他也没想到尹莱鬼怪就自此消失了,那可是一只怨灵啊,到底什么排名的玩家才能有如此实力?
吕颐对那个人,无疑是非常恐惧的。
雪白面具盯着吕颐许久,见他不像说谎,“那人长什么样?性别?年龄?大概身高?你好好描述一下。”
咒灵的事绝对不能说,至于其他,吕颐也不会为那个危险玩家隐瞒。
“长相和年龄我不知道,我只知道他是男性,身高大概在180左右,出现时戴着黑色帽子和黑色口罩,身形消瘦修长……”
“对了,谢总的保镖可能认识他,我看到保镖去追他了,不过电梯被鬼怪干扰,无法打开。等电梯恢复正常,那人已经消失不见了。”
随着吕颐的描述,一道修长的身影出现在雪白面具脑海中。
黑帽子黑口罩,长衣长裤,把自己包裹的严严实实……不会真是他吧?
雪白面具想起谢堰对那人的微妙态度和保镖们的警惕,还有他卖给谢堰的游戏道具,加上那幅异常的画……
雪白面具站起身,离开审讯室。
离开之前警告吕颐,“你的玩家身份已经暴露了,不管你有什么目的都趁早打消,否则你能不能活到下个任务都难说。”
吕颐浑身一抖,灭顶恐惧扼住他的咽喉。
他不想死,不想被其他玩家杀死,更不想被恐怖鬼怪杀死。那样的痛苦,没有任何一个人可以承受!
如果他有咒灵……如果那只咒灵属于他……
看着雪白面具离开,吕颐猛地站起,又跌回审讯椅。
他大喊:“我愿意被收编!只要局里能给我提供庇护和鬼器道具,我愿意加入你们!”
留下来的两个穿防护服的人冷嗤,“你该不会以为我们是个玩家就收吧?收编之前,玩家的所有经历都会调查清楚。”

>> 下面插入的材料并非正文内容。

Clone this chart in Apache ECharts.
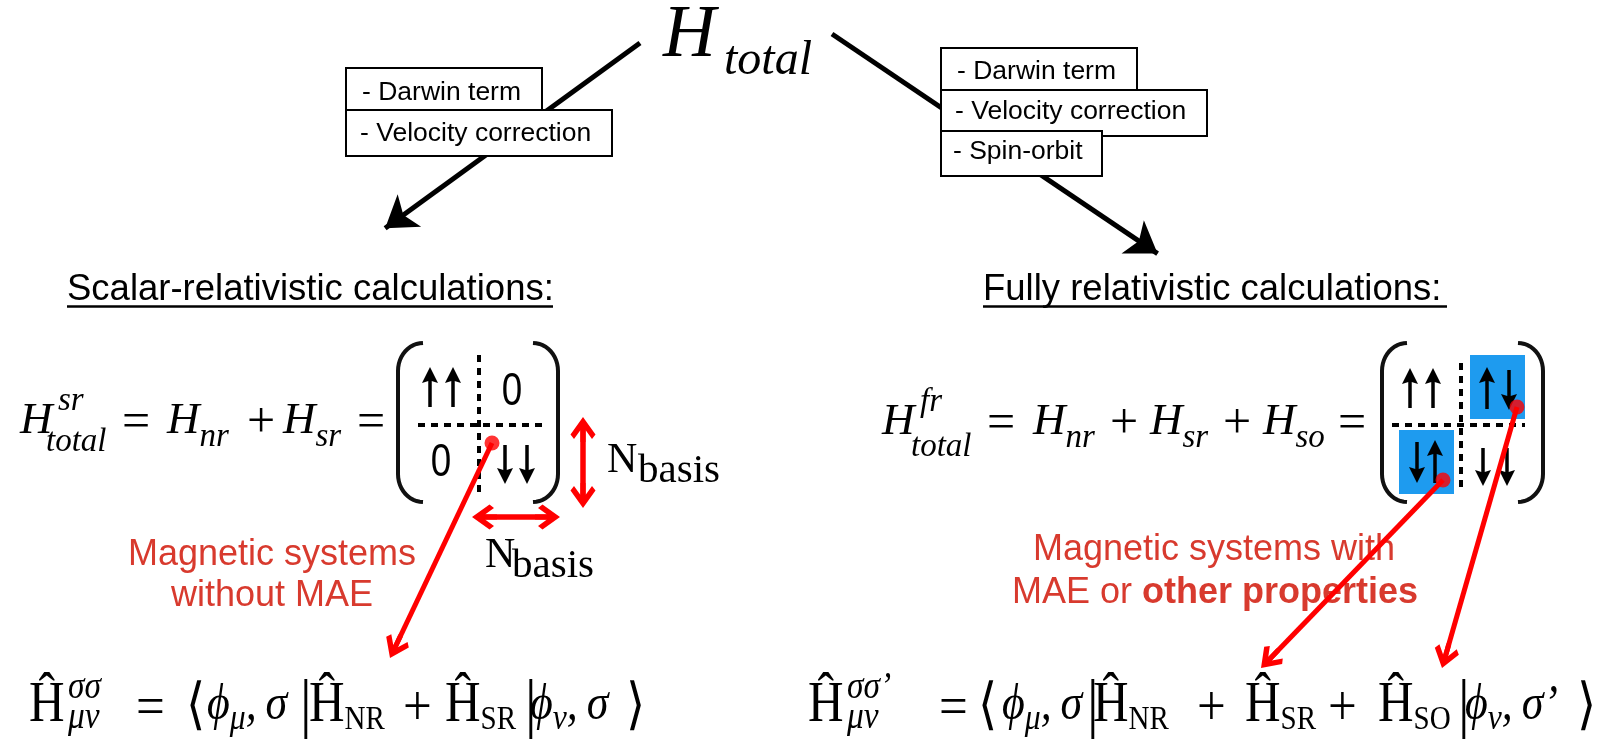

目前来说,玩家身份的确很重要。可局里也不是什么人都要,遇到十恶不赦的玩家,局里也会出手收拾掉,以免造成更大祸患。
吕颐想加入,也要看他能不能经得住调查了。
最近不止尹莱的鬼怪消失了,冯梨花的公公鬼怪和儿子鬼怪也都一并消失不见。
这一发现让局里非常重视。鬼怪一旦出现,就不会无故消失,它们会不断害人,直到被封存或者灭除为止。
短短时间,三只鬼怪失踪,这是从未有过的事。
而所有线索,似乎都指向了小画家。